Our Demon Brother
here is no greater dread that being dragged to a show because a friend of yours turns out to know one of the band members. How often does that sort of thing turn out well? I would never have seen Toronto outfit Hotel play if not for the fact that, in addition to drummer Pete being a friend-of-a-friend, they were opening for Elefant (whom I wanted to see anyway).
Lucky for me, it turns out. At this point, I’m as used as anyone who writes about music is at skillfully deflecting away records and demos from crap local bands whose guitarist’s brother knows a friend of a relative etc etc etc; the fact that I got a review copy of Hotel’s new mini-album Our Demon Brother from Pete after the show has less to do with any connection to the band and more to do with how good their set (to a half-empty Lee’s Palace, no less) was. The quintet, playing to a few fans and a bunch of people who had mostly never heard of them, locked down and played an explosive set of menacing, layered rock, whether surging forward on the almost motorik ‘Pink Crack’ or adopting a more stately pace on ‘One More Night In Hundred’.

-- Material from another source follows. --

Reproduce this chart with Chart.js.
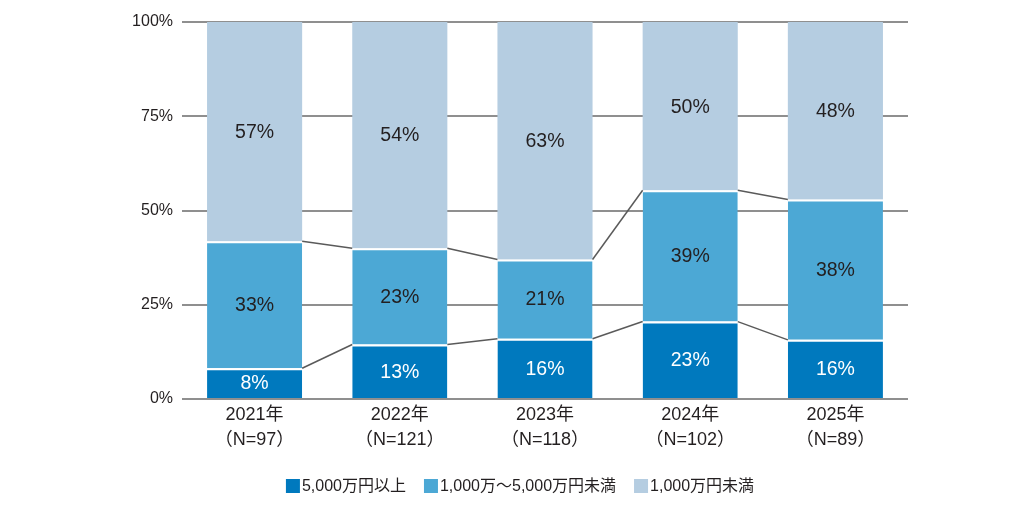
<!DOCTYPE html>
<html><head><meta charset="utf-8">
<script src="https://cdn.jsdelivr.net/npm/chart.js@4.4.1/dist/chart.umd.min.js"></script>
<style>html,body{margin:0;padding:0;background:#fff;}#wrap{width:1030px;height:519px;position:relative;}</style>
</head><body><div id="wrap"><canvas id="c" width="1030" height="519"></canvas></div>
<script>
const years = ['2021年', '2022年', '2023年', '2024年', '2025年'];
const sampleSizes = ['（N=97）', '（N=121）', '（N=118）', '（N=102）', '（N=89）'];
const seriesNames = ['5,000万円以上', '1,000万～5,000万円未満', '1,000万円未満'];
const over50m = [8, 13, 16, 23, 16];
const from10mTo50m = [33, 23, 21, 39, 38];
const under10m = [57, 54, 63, 50, 48];
const yTickValues = [0, 25, 50, 75, 100];

const FONT = "'Liberation Sans', Arial, 'Noto Sans CJK JP', sans-serif";
const colors = ['#0079be', '#4ca8d5', '#b5cde1'];
const rawSeries = [over50m, from10mTo50m, under10m];
const totals = years.map((_, i) => rawSeries.reduce((s, arr) => s + arr[i], 0));
const shares = rawSeries.map(arr => arr.map((v, i) => v / totals[i] * 100));

const connectors = {
  id: 'connectors',
  afterDatasetsDraw(chart) {
    const ctx = chart.ctx;
    ctx.save();
    ctx.strokeStyle = '#5a5a5a';
    ctx.lineWidth = 1.5;
    [0, 1].forEach(d => {
      const els = chart.getDatasetMeta(d).data;
      for (let i = 0; i < els.length - 1; i++) {
        const a = els[i], b = els[i + 1];
        ctx.beginPath();
        ctx.moveTo(a.x + a.width / 2, a.y);
        ctx.lineTo(b.x - b.width / 2, b.y);
        ctx.stroke();
      }
    });
    ctx.restore();
  }
};

const valueLabels = {
  id: 'valueLabels',
  afterDatasetsDraw(chart) {
    const ctx = chart.ctx;
    ctx.save();
    ctx.font = '19.5px ' + FONT;
    ctx.textAlign = 'center';
    ctx.textBaseline = 'middle';
    chart.data.datasets.forEach((ds, d) => {
      const els = chart.getDatasetMeta(d).data;
      els.forEach((el, i) => {
        const c = el.getCenterPoint();
        ctx.fillStyle = d === 0 ? '#ffffff' : '#231f20';
        ctx.fillText(rawSeries[d][i] + '%', c.x, c.y + 1);
      });
    });
    ctx.restore();
  }
};

const customLegend = {
  id: 'customLegend',
  afterDraw(chart) {
    const ctx = chart.ctx;
    ctx.save();
    ctx.font = '16px ' + FONT;
    ctx.textBaseline = 'middle';
    const box = 14, gapText = 2, gapItem = 18, cy = 486;
    const items = chart.data.datasets.map(ds => ({ label: ds.label, color: ds.backgroundColor, w: box + gapText + ctx.measureText(ds.label).width }));
    const total = items.reduce((s, it) => s + it.w, 0) + gapItem * (items.length - 1);
    let x = 520 - total / 2;
    items.forEach(it => {
      ctx.fillStyle = it.color;
      ctx.fillRect(x, cy - box / 2, box, box);
      ctx.fillStyle = '#231f20';
      ctx.textAlign = 'left';
      ctx.fillText(it.label, x + box + gapText, cy + 1);
      x += it.w + gapItem;
    });
    ctx.restore();
  }
};

new Chart(document.getElementById('c'), {
  type: 'bar',
  data: {
    labels: years.map((y, i) => [y, sampleSizes[i]]),
    datasets: shares.map((arr, d) => ({
      label: seriesNames[d],
      data: arr,
      backgroundColor: colors[d],
      borderColor: '#ffffff',
      borderWidth: d < 2 ? { top: 2, left: 0, right: 0, bottom: 0 } : 0,
      borderSkipped: false,
      categoryPercentage: 1,
      barPercentage: 0.655
    }))
  },
  options: {
    responsive: false,
    devicePixelRatio: 1,
    animation: false,
    layout: { padding: { left: 0, right: 122, top: 22, bottom: 40 } },
    plugins: { legend: { display: false }, tooltip: { enabled: false } },
    scales: {
      x: {
        stacked: true,
        grid: { display: false },
        border: { display: false },
        ticks: { color: '#231f20', font: { family: FONT, size: 18, lineHeight: 1.36 }, padding: -4, maxRotation: 0, autoSkip: false },
        afterFit(scale) { scale.height = 80; }
      },
      y: {
        stacked: true,
        min: 0, max: 100,
        afterBuildTicks(scale) { scale.ticks = yTickValues.map(v => ({ value: v })); },
        grid: { color: '#8f8f8f', lineWidth: 2, drawTicks: false },
        border: { display: false },
        ticks: { color: '#231f20', font: { family: FONT, size: 16 }, padding: 9, callback: v => v + '%' },
        afterFit(scale) { scale.width = 182; }
      }
    }
  },
  plugins: [connectors, valueLabels, customLegend]
});
</script></body></html>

The album is (shock, horror) not quite as good as the show was; the culprit is mostly Jordan Zadorozny’s production, erring a bit too much towards a smooth shiny surface and in the process minimizing the band’s prodigious rhythm section and guitar interplay. But where the songs here pulse smoothly instead of roaring to life, they’re still pretty damn good songs; it’s not surprising Hotel find themselves opening for bands like Elefant and Interpol, although darkly majestic rockers like ‘Collect Yourself’ and ‘Striped’ owe less to angular post-punk and more to the Cure and Echo and the Bunnymen, in mood if nothing else.

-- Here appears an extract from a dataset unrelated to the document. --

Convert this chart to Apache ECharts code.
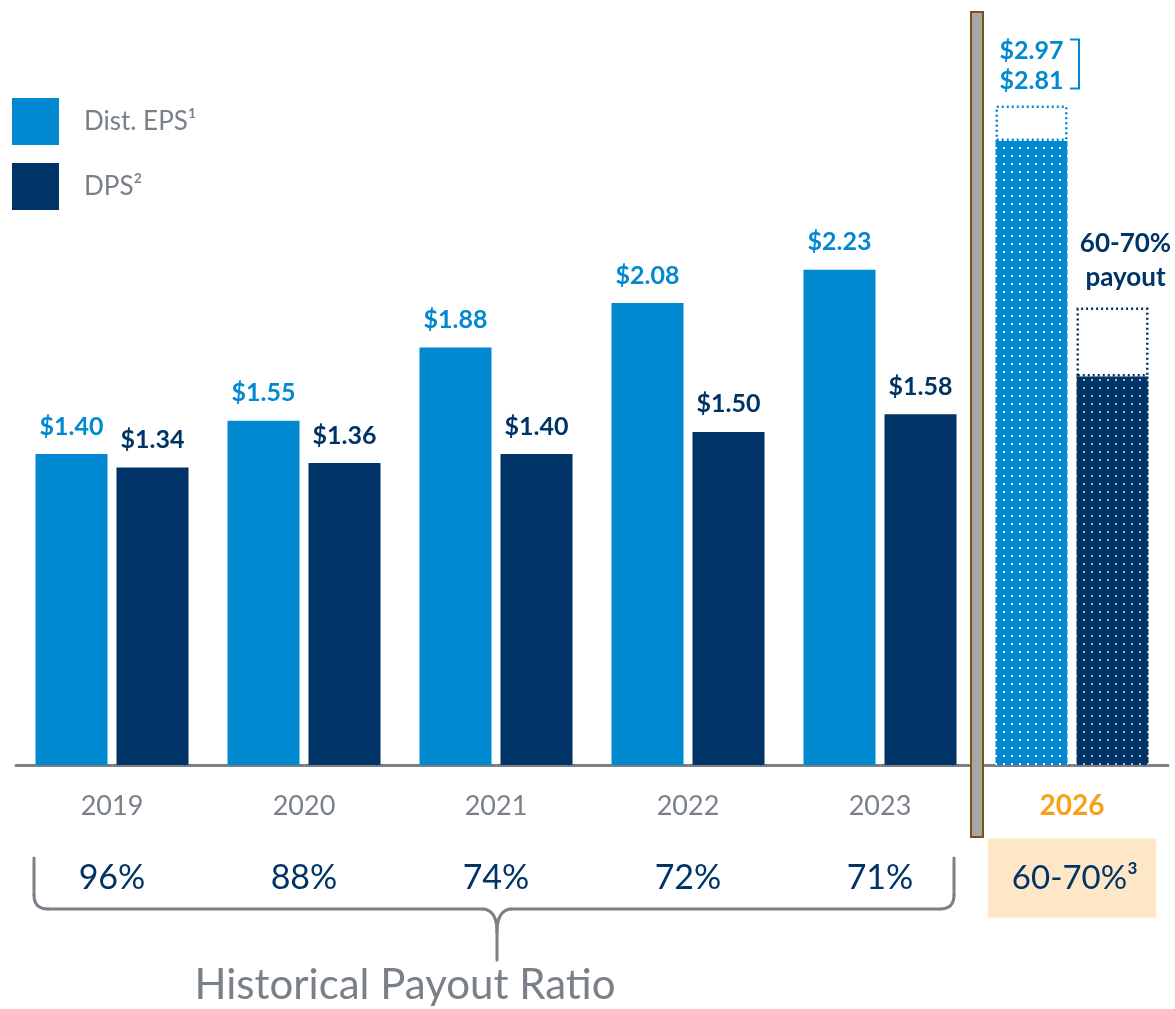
<!DOCTYPE html>
<html><head><meta charset="utf-8">
<script src="https://cdn.jsdelivr.net/npm/echarts@6/dist/echarts.min.js"></script>
<style>html,body{margin:0;padding:0;background:#fff}#c{width:1175px;height:1009px}</style>
</head><body><div id="c"></div>
<script>
// ---- data ----
const categories = ['2019', '2020', '2021', '2022', '2023', '2026'];
const distEPS = [1.40, 1.55, 1.88, 2.08, 2.23, 2.81];   // 2026 = low end of range
const dps = [1.34, 1.36, 1.40, 1.50, 1.58, 1.75];        // 2026 = low end (estimated)
const epsHigh2026 = 2.97;
const dpsHigh2026 = 2.06;
const payoutRatios = ['96%', '88%', '74%', '72%', '71%', '60-70%³'];
const legendNames = ['Dist. EPS¹', 'DPS²'];

// ---- style ----
const BLUE = '#0089d1', NAVY = '#003366', GRAY = '#7a8088', ORANGE = '#f7a11a', PEACH = '#fde7c6';
const FONT = 'Lato, "Noto Sans", sans-serif';

function dotPattern(bg, dot) {
  const c = document.createElement('canvas');
  c.width = 8; c.height = 8;
  const g = c.getContext('2d');
  g.fillStyle = bg; g.fillRect(0, 0, 8, 8);
  g.fillStyle = dot; g.fillRect(3, 3, 2, 2);
  return { image: c, repeat: 'repeat' };
}

const last = categories.length - 1;
const money = v => '$' + v.toFixed(2);

const epsData = distEPS.map((v, i) => i === last
  ? { value: v, itemStyle: { color: dotPattern(BLUE, '#ffffff') }, label: { show: false } }
  : v);
const dpsData = dps.map((v, i) => i === last
  ? { value: v, itemStyle: { color: dotPattern(NAVY, '#a9b9cc') }, label: { show: false } }
  : v);
const epsExt = categories.map((c, i) => i === last ? +(epsHigh2026 - distEPS[last]).toFixed(2) : null);
const dpsExt = categories.map((c, i) => i === last ? +(dpsHigh2026 - dps[last]).toFixed(2) : null);

const chart = echarts.init(document.getElementById('c'), null, { renderer: 'canvas' });

const option = {
  animation: false,
  backgroundColor: '#ffffff',
  textStyle: { fontFamily: FONT },
  grid: { left: 16, right: 7, top: 10, bottom: 244, containLabel: false },
  legend: {
    data: legendNames,
    orient: 'vertical',
    left: 12, top: 98, padding: 0,
    itemWidth: 47, itemHeight: 47, itemGap: 18,
    icon: 'rect',
    selectedMode: false,
    textStyle: { color: GRAY, fontSize: 26, fontFamily: FONT, padding: [0, 0, 0, 20] }
  },
  xAxis: [{
    type: 'category',
    data: categories,
    axisLine: { lineStyle: { color: GRAY, width: 3 } },
    axisTick: { show: false },
    axisLabel: {
      interval: 0,
      color: GRAY, fontSize: 27, margin: 41, verticalAlign: 'middle', fontFamily: FONT,
      formatter: v => v === categories[last] ? '{o|' + v + '}' : v,
      rich: { o: { color: ORANGE, fontWeight: 'bold', fontSize: 28, fontFamily: FONT } }
    }
  }, {
    type: 'category',
    data: categories,
    position: 'bottom',
    axisLine: { show: false },
    axisTick: { show: false },
    axisLabel: {
      interval: 0, hideOverlap: false,
      color: NAVY, fontSize: 34, margin: 113, verticalAlign: 'middle', fontFamily: FONT,
      formatter: (v, i) => i === last ? '{b|' + payoutRatios[i] + '}' : payoutRatios[i],
      rich: { b: { backgroundColor: PEACH, color: NAVY, fontSize: 33, fontFamily: FONT,
                   padding: [23, 18, 23, 24] } }
    }
  }],
  yAxis: { type: 'value', min: 0, max: 3.4, show: false, splitLine: { show: false } },
  series: [{
    name: legendNames[0], type: 'bar', stack: 'eps', data: epsData,
    barWidth: 72, barGap: '12.5%',
    itemStyle: { color: BLUE },
    label: { show: true, position: 'top', distance: 15, color: BLUE, fontSize: 25,
             fontWeight: 'bold', fontFamily: FONT, formatter: p => money(p.value) }
  }, {
    name: 'epsRange', type: 'bar', stack: 'eps', data: epsExt, barWidth: 72,
    itemStyle: { color: '#ffffff', borderColor: BLUE, borderWidth: 2.5, borderType: [2, 3] },
    label: { show: true, position: 'top', distance: 10, lineHeight: 30, color: BLUE, fontSize: 25,
             fontWeight: 'bold', fontFamily: FONT,
             formatter: () => money(epsHigh2026) + '\n' + money(distEPS[last]) }
  }, {
    name: legendNames[1], type: 'bar', stack: 'dps', data: dpsData, barWidth: 72,
    itemStyle: { color: NAVY },
    label: { show: true, position: 'top', distance: 15, color: NAVY, fontSize: 25,
             fontWeight: 'bold', fontFamily: FONT, formatter: p => money(p.value) }
  }, {
    name: 'dpsRange', type: 'bar', stack: 'dps', data: dpsExt, barWidth: 72,
    itemStyle: { color: '#ffffff', borderColor: NAVY, borderWidth: 2.5, borderType: [2, 3] },
    label: { show: true, position: 'top', distance: 13, lineHeight: 34, color: NAVY, fontSize: 26,
             fontWeight: 'bold', fontFamily: FONT, offset: [13, 0],
             formatter: () => '60-70%\npayout' }
  }]
};
chart.setOption(option);

// annotations positioned from the axes
const top26 = chart.convertToPixel({ xAxisIndex: 0, yAxisIndex: 0 }, [categories[last], epsHigh2026]);
const sepX = chart.convertToPixel({ xAxisIndex: 0 }, categories[last]) - 96 + 1; // boundary 2023|2026
const bx = top26[0], by = top26[1];
const braceStyle = { stroke: GRAY, lineWidth: 3, fill: null, lineCap: 'round' };
const seg = (shape, type) => ({ type: type || 'line', z: 10, shape: shape, style: braceStyle });
chart.setOption({
  graphic: [
    { type: 'rect', z: 10, shape: { x: sepX - 6, y: 12, width: 12, height: 825 },
      style: { fill: '#a6a6a6', stroke: '#7b5214', lineWidth: 2 } },
    { type: 'polyline', z: 10, shape: { points: [[bx - 2, by - 66], [bx + 7, by - 66], [bx + 7, by - 17], [bx - 2, by - 17]] },
      style: { stroke: BLUE, lineWidth: 2, fill: null } },
    // curly brace under historical years
    seg({ x1: 34, y1: 858, x2: 34, y2: 895 }),
    seg({ x1: 34, y1: 895, cpx1: 34, cpy1: 909, x2: 48, y2: 909 }, 'bezierCurve'),
    seg({ x1: 48, y1: 909, x2: 483, y2: 909 }),
    seg({ x1: 483, y1: 909, cpx1: 497, cpy1: 910, x2: 497, y2: 932 }, 'bezierCurve'),
    seg({ x1: 497, y1: 932, x2: 497, y2: 960 }),
    seg({ x1: 511, y1: 909, cpx1: 497, cpy1: 910, x2: 497, y2: 932 }, 'bezierCurve'),
    seg({ x1: 511, y1: 909, x2: 940, y2: 909 }),
    seg({ x1: 954, y1: 895, cpx1: 954, cpy1: 909, x2: 940, y2: 909 }, 'bezierCurve'),
    seg({ x1: 954, y1: 858, x2: 954, y2: 895 }),
    { type: 'text', z: 10, x: 405, y: 985,
      style: { text: 'Historical Payout Ratio', fill: GRAY, fontSize: 42, fontFamily: FONT,
               align: 'center', verticalAlign: 'middle' } }
  ]
});
</script>
</body></html>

Put simply, Hotel have an ear for a tune that few bands working in comparable fields do these days. They’re plowing their own furrow of nocturnal epics that put them in good company, but crucially elevates them out of the mass of bands just following up on the leading lights of the eighties rock revival. Hotel’s version of an update of that sound is less fashionable than others’ (i.e. early U2 is another reference you could make), but the last band I know of to make a record of unabashedly widescreen rock work so well was Whipping Boy, and that was in 1995.
So Hotel have the songs, the chops and the sound, what they need now is more exposure and a producer more sympathetic to the ferocity of their live show. If they get all that, they’ll have more than just a cult following. In fact, they could be contenders.